For the ODE \begin{align}\tag{1}\label{1} x''+\Gamma x'+\omega_0^2x=\frac{1}{m}\psi(t) \end{align} there are many ways of going about finding the solution. One method is using the particular solution and homogeneous solution to construct the general solution $y=y_h+y_0$, as I believe you are hoping to do. This of course only works if you know a particular solution already, which for arbitrary $\psi(t)$ you do not.
Here's one method that works for equations of the form $y''+by'+cy=f(x)$, where $b$ and $c$ are constants and $f(x)$ is an arbitrary function.

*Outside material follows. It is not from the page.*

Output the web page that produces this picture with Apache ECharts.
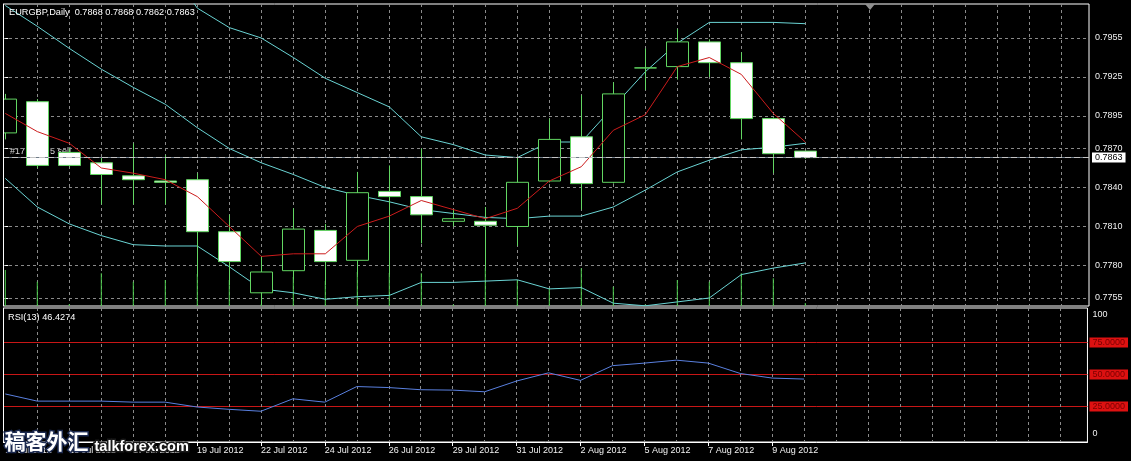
<!DOCTYPE html>
<html><head><meta charset="utf-8">
<script src="https://cdn.jsdelivr.net/npm/echarts@6/dist/echarts.min.js"></script>
<style>html,body{margin:0;padding:0;background:#000;}#c{width:1131px;height:461px;}</style>
</head><body><div id="c"></div>
<script>
const symbol = 'EURGBP';
const period = 'Daily';
const dates = ['12 Jul 2012','13 Jul 2012','15 Jul 2012','16 Jul 2012','17 Jul 2012','18 Jul 2012','19 Jul 2012','20 Jul 2012','22 Jul 2012','23 Jul 2012','24 Jul 2012','25 Jul 2012','26 Jul 2012','27 Jul 2012','29 Jul 2012','30 Jul 2012','31 Jul 2012','1 Aug 2012','2 Aug 2012','3 Aug 2012','5 Aug 2012','6 Aug 2012','7 Aug 2012','8 Aug 2012','9 Aug 2012','10 Aug 2012'];
const open  = [0.7882,0.7906,0.7867,0.7859,0.7849,0.7845,0.7846,0.7806,0.7759,0.7776,0.7807,0.7784,0.7837,0.7833,0.7814,0.7814,0.7810,0.7845,0.7879,0.7844,0.7932,0.7933,0.7952,0.7936,0.7893,0.7868];
const high  = [0.7912,0.7908,0.7870,0.7863,0.7874,0.7865,0.7851,0.7819,0.7787,0.7824,0.7812,0.7852,0.7857,0.7870,0.7823,0.7825,0.7863,0.7893,0.7911,0.7921,0.7947,0.7962,0.7954,0.7944,0.7894,0.7868];
const low   = [0.7877,0.7855,0.7856,0.7827,0.7827,0.7827,0.7772,0.7765,0.7750,0.7769,0.7765,0.7773,0.7773,0.7797,0.7810,0.7778,0.7795,0.7844,0.7823,0.7843,0.7915,0.7923,0.7925,0.7877,0.7851,0.7862];
const close = [0.7908,0.7857,0.7857,0.7850,0.7846,0.7844,0.7806,0.7783,0.7775,0.7808,0.7783,0.7836,0.7833,0.7819,0.7816,0.7811,0.7844,0.7877,0.7843,0.7912,0.7932,0.7952,0.7936,0.7893,0.7866,0.7863];
const volume = [3600,2430,200,3270,2430,2600,3200,2600,200,2900,2500,3400,3300,3270,150,3800,2600,1770,3770,1930,150,2600,2430,3270,2770,300];
const maLine = [0.7897,0.7883,0.7874,0.7855,0.7851,0.7846,0.7833,0.7810,0.7787,0.7789,0.7789,0.7810,0.7818,0.7830,0.7823,0.7816,0.7824,0.7845,0.7856,0.7884,0.7896,0.7933,0.7940,0.7927,0.7897,0.7875];
const bbUpper = [0.8113,0.8103,0.8083,0.8059,0.8039,0.8013,0.7978,0.7963,0.7955,0.7940,0.7924,0.7913,0.7902,0.7879,0.7873,0.7865,0.7863,0.7875,0.7875,0.7902,0.7929,0.7951,0.7967,0.7967,0.7967,0.7966];
const bbMiddle = [0.7980,0.7964,0.7947,0.7931,0.7917,0.7904,0.7886,0.7870,0.7859,0.7850,0.7840,0.7834,0.7829,0.7823,0.7820,0.7817,0.7816,0.7818,0.7818,0.7825,0.7838,0.7852,0.7861,0.7869,0.7871,0.7874];
const bbLower = [0.7847,0.7825,0.7812,0.7803,0.7796,0.7795,0.7795,0.7779,0.7762,0.7759,0.7754,0.7756,0.7757,0.7767,0.7767,0.7768,0.7769,0.7762,0.7763,0.7751,0.7749,0.7752,0.7755,0.7773,0.7778,0.7782];
const rsiPeriod = 13;
const rsi = [34.8,29.2,29.2,29.2,28.4,28.4,24.6,22.8,21.3,31.0,28.4,40.6,39.8,38.1,37.8,36.5,44.9,51.3,45.4,56.9,58.9,61.2,58.9,50.8,47.2,46.4274];
const priceTicks = [0.7755,0.7780,0.7810,0.7840,0.7870,0.7895,0.7925,0.7955];
const rsiTicks = [0,100];
const rsiLevels = [75,50,25];
const dateTickIdx = [0,2,4,6,8,10,12,14,16,18,20,22,24];
const slotCount = 34;

const last = close.length - 1;
const idx = dates.map((d, i) => i);
const gridSlots = [];
for (let k = 1; k < slotCount; k++) gridSlots.push(k);

const FONT = 'Liberation Sans';
const GRIDC = '#8a8a8a';
const GREEN = '#62d662';
const CYAN = '#6ad4d4';
const TXT = '#f0f0f0';
const LEVEL = '#c81616';

const xMin = -0.071875, xMax = 33.865625;
const pMin = 0.7748846, pMax = 0.7981154;
const rMin = -2.734, rMax = 101.953;

const pair = arr => arr.map((v, i) => [i, v]);
const candles = idx.map(i => [i, open[i], close[i], low[i], high[i]]);

const chart = echarts.init(document.getElementById('c'), null, {renderer: 'canvas'});
chart.setOption({
  animation: false,
  backgroundColor: '#000',
  title: {
    text: symbol + ',' + period + '  ' + [open[last], high[last], low[last], close[last]].map(v => v.toFixed(4)).join(' '),
    left: 9, top: 8, padding: 0,
    textStyle: {color: '#fff', fontSize: 9.2, fontWeight: 'normal', fontFamily: FONT}
  },
  grid: [
    {left: 3, top: 4, width: 1086, height: 302, show: true, borderColor: '#fff', borderWidth: 1, backgroundColor: '#000'},
    {left: 3, top: 308, width: 1086, height: 134, show: true, borderColor: '#fff', borderWidth: 1, backgroundColor: '#000'}
  ],
  xAxis: [
    {gridIndex: 0, type: 'value', min: xMin, max: xMax, position: 'bottom',
     axisLine: {show: false}, axisTick: {show: false, customValues: gridSlots}, axisLabel: {show: false},
     splitLine: {show: true, lineStyle: {color: GRIDC, type: [3, 3], width: 1}}},
    {gridIndex: 1, type: 'value', min: xMin, max: xMax, position: 'top',
     axisLine: {show: false}, axisTick: {show: false, customValues: gridSlots}, axisLabel: {show: false},
     splitLine: {show: true, lineStyle: {color: GRIDC, type: [3, 3], width: 1}}},
    {gridIndex: 1, type: 'value', min: xMin, max: xMax, position: 'bottom',
     axisLine: {show: true, onZero: false, lineStyle: {color: '#fff', width: 1}},
     axisTick: {show: true, customValues: dateTickIdx, length: 4, lineStyle: {color: '#fff'}},
     axisLabel: {show: true, customValues: dateTickIdx, formatter: v => dates[Math.round(v)], align: 'left',
                 margin: 4, color: TXT, fontSize: 9, fontFamily: FONT},
     splitLine: {show: false}}
  ],
  yAxis: [
    {gridIndex: 0, type: 'value', position: 'right', min: pMin, max: pMax, scale: true,
     axisLine: {show: false},
     axisTick: {show: true, customValues: priceTicks, length: 3, lineStyle: {color: '#fff'}},
     axisLabel: {show: true, customValues: priceTicks, formatter: v => v.toFixed(4), margin: 6,
                 color: TXT, fontSize: 9, fontFamily: FONT},
     splitLine: {show: true, lineStyle: {color: GRIDC, type: [3, 3], width: 1}}},
    {gridIndex: 0, type: 'value', min: 0, max: 30200, show: false, splitLine: {show: false}},
    {gridIndex: 1, type: 'value', position: 'right', min: rMin, max: rMax,
     axisLine: {show: false},
     axisTick: {show: false, customValues: rsiLevels},
     axisLabel: {show: true, customValues: rsiTicks.concat(rsiLevels), margin: 2,
                 formatter: v => (v >= 100 ? '{t|' + v + '}' : v <= 0 ? '{b|' + v + '}' : '{l|' + v.toFixed(4) + '}'),
                 rich: {t: {padding: [9, 0, 0, 3], color: TXT, fontSize: 9, fontFamily: FONT},
                        b: {padding: [0, 0, 9, 3], color: TXT, fontSize: 9, fontFamily: FONT},
                        l: {padding: [1, 3, 0, 3], backgroundColor: '#dd1111', color: '#7a0000', fontSize: 9, fontFamily: FONT}}},
     splitLine: {show: true, lineStyle: {color: LEVEL, type: 'solid', width: 1}}}
  ],
  series: [
    {type: 'bar', name: 'Volumes', xAxisIndex: 0, yAxisIndex: 1, data: pair(volume), barWidth: 1,
     itemStyle: {color: '#4fd04f'}, silent: true, z: 1},
    {type: 'line', name: 'BB upper', xAxisIndex: 0, yAxisIndex: 0, data: pair(bbUpper), symbol: 'none',
     lineStyle: {color: CYAN, width: 1}, silent: true, z: 2},
    {type: 'line', name: 'BB middle', xAxisIndex: 0, yAxisIndex: 0, data: pair(bbMiddle), symbol: 'none',
     lineStyle: {color: CYAN, width: 1}, silent: true, z: 2,
     markLine: {silent: true, symbol: ['none', 'none'], animation: false, precision: 4,
       data: [
         {yAxis: close[last], lineStyle: {color: '#6e7b88', type: 'solid', width: 1},
          label: {show: true, position: 'end', distance: 3, formatter: () => close[last].toFixed(4),
                  backgroundColor: '#fff', color: '#000', fontSize: 9, fontFamily: FONT, padding: [1, 3, 0, 3]}},
         {yAxis: close[last], lineStyle: {color: '#c4c4c4', type: [6, 3], width: 1}, label: {show: false}}
       ]}},
    {type: 'line', name: 'BB lower', xAxisIndex: 0, yAxisIndex: 0, data: pair(bbLower), symbol: 'none',
     lineStyle: {color: CYAN, width: 1}, silent: true, z: 2},
    {type: 'candlestick', name: symbol, xAxisIndex: 0, yAxisIndex: 0, data: candles,
     encode: {x: 0, y: [1, 2, 3, 4]}, barWidth: 23, clip: true, z: 3,
     itemStyle: {color: '#000', color0: '#fff', borderColor: GREEN, borderColor0: GREEN, borderColorDoji: GREEN, borderWidth: 1}},
    {type: 'line', name: 'MA', xAxisIndex: 0, yAxisIndex: 0, data: pair(maLine), symbol: 'none',
     lineStyle: {color: '#cc1c1c', width: 1}, silent: true, z: 4},
    {type: 'line', name: 'RSI(' + rsiPeriod + ')', xAxisIndex: 1, yAxisIndex: 2, data: pair(rsi), symbol: 'none',
     lineStyle: {color: '#5a80e0', width: 1}, silent: true, z: 4}
  ],
  graphic: [
    {type: 'text', left: 10, top: 147, silent: true, style: {text: '#17', fill: '#d8d8d8', font: '9px ' + FONT}},
    {type: 'text', left: 50, top: 147, silent: true, z: 0, style: {text: '5 sell', fill: '#d8d8d8', font: '9px ' + FONT}},
    {type: 'text', left: 8, top: 313, silent: true,
     style: {text: 'RSI(' + rsiPeriod + ') ' + rsi[last].toFixed(4), fill: '#fff', font: '9.2px ' + FONT}},
    {type: 'polygon', silent: true, shape: {points: [[865, 4], [875, 4], [870, 10]]}, style: {fill: '#909090'}},
    {type: 'rect', silent: true, z: 90, shape: {x: 0, y: 0, width: 3, height: 461}, style: {fill: '#000'}},
    {type: 'line', silent: true, z: 91, shape: {x1: 3.5, y1: 4, x2: 3.5, y2: 306}, style: {stroke: '#fff', lineWidth: 1}},
    {type: 'line', silent: true, z: 91, shape: {x1: 3.5, y1: 308, x2: 3.5, y2: 442}, style: {stroke: '#fff', lineWidth: 1}},
    {type: 'text', left: 3, top: 429, silent: true, z: 100,
     style: {text: '稿客外汇', fill: '#ffffff', stroke: '#1c2a50', lineWidth: 3, strokeFirst: true,
             font: 'bold 21px "Noto Sans CJK SC"'}},
    {type: 'text', left: 93, top: 438, silent: true, z: 100,
     style: {text: 'talkforex.com', fill: '#ffffff', stroke: '#1a1a1a', lineWidth: 3, strokeFirst: true,
             font: 'bold 14.5px ' + FONT}}
  ]
});
</script></body></html>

Taking $z=\delta x+x'$, $z'=\delta x'+x''$, where \begin{align} \delta^2-\Gamma \delta+\omega_0^2=0,\quad \rightarrow\quad \delta =\frac{1}{2}\left(\Gamma\pm\sqrt{\Gamma^2-4\omega_0^2}\right) \end{align}
and substituting for $x$ and $x''$ into \ref{1} gives the equation \begin{align} z'+\frac{\omega_0^2}{\delta}z+(\delta^2-\Gamma\delta+\omega_0^2)x'=\frac{1}{m}\psi(t),\\ \longrightarrow \quad z'+\frac{\omega_0^2}{\delta}z=\frac{1}{m}\psi(t). \end{align} This is a first order linear ODE. Using the integration factor $\exp(\omega_0^2t/\delta)$ we arrive at \begin{align} z&=e^{-\omega_0^2t/\delta}\left[z_0+\frac{1}{m}\int_0^t e^{\omega_0^2t'/\delta}\psi(t')\mathrm dt'\right],\\ x'+\delta x&=e^{-\omega_0^2t/\delta}\left[v_0+\delta x_0+\frac{1}{m}\int_0^te^{\omega_0^2t'/\delta}\psi(t')\mathrm dt'\right]. \end{align} Using the integrating factor $\exp(\delta t)$, \begin{align} x&=e^{-\delta t}\left[x_0+\frac{\delta(v_0+ \delta x_0)}{\delta^2-\omega_0^2}e^{(\delta-\omega_0^2/\delta)t}+\frac{1}{m}\int_0^te^{(\delta-\omega_0^2/\delta)t'}\int_0^{t'}e^{\omega_0^2t''/\delta}\psi(t'')\mathrm dt''\mathrm dt'\right],\\\\ x&=x_0e^{-\delta t}+\frac{\delta(v_0+\delta x_0)}{\delta^2-\omega_0^2}e^{-\omega_0^2t/\delta}+\frac{e^{-\delta t}}{m}\int_0^te^{(\delta-\omega_0^2/\delta)t'}\int_0^{t'}e^{\omega_0^2t''/\delta}\psi(t'')\mathrm dt''\mathrm dt'.\tag{2}\label{2} \end{align} I've checked that this satisfies the ODE by plugging it back in (hopefully no errors). This isn't quite the same form that your answer is given in, and I've given up trying to show that they are equivalent. I can't convince myself that the solution provided to you is correct, seeing as how when you take a derivative of equation (\ref{2}) you are left with a double integral, as well as the provided solution stating that $\Delta=\sqrt{\Gamma^2-\omega_0^2}$, when it should be $\Delta=\sqrt{\Gamma^2-4\omega_0^2}$.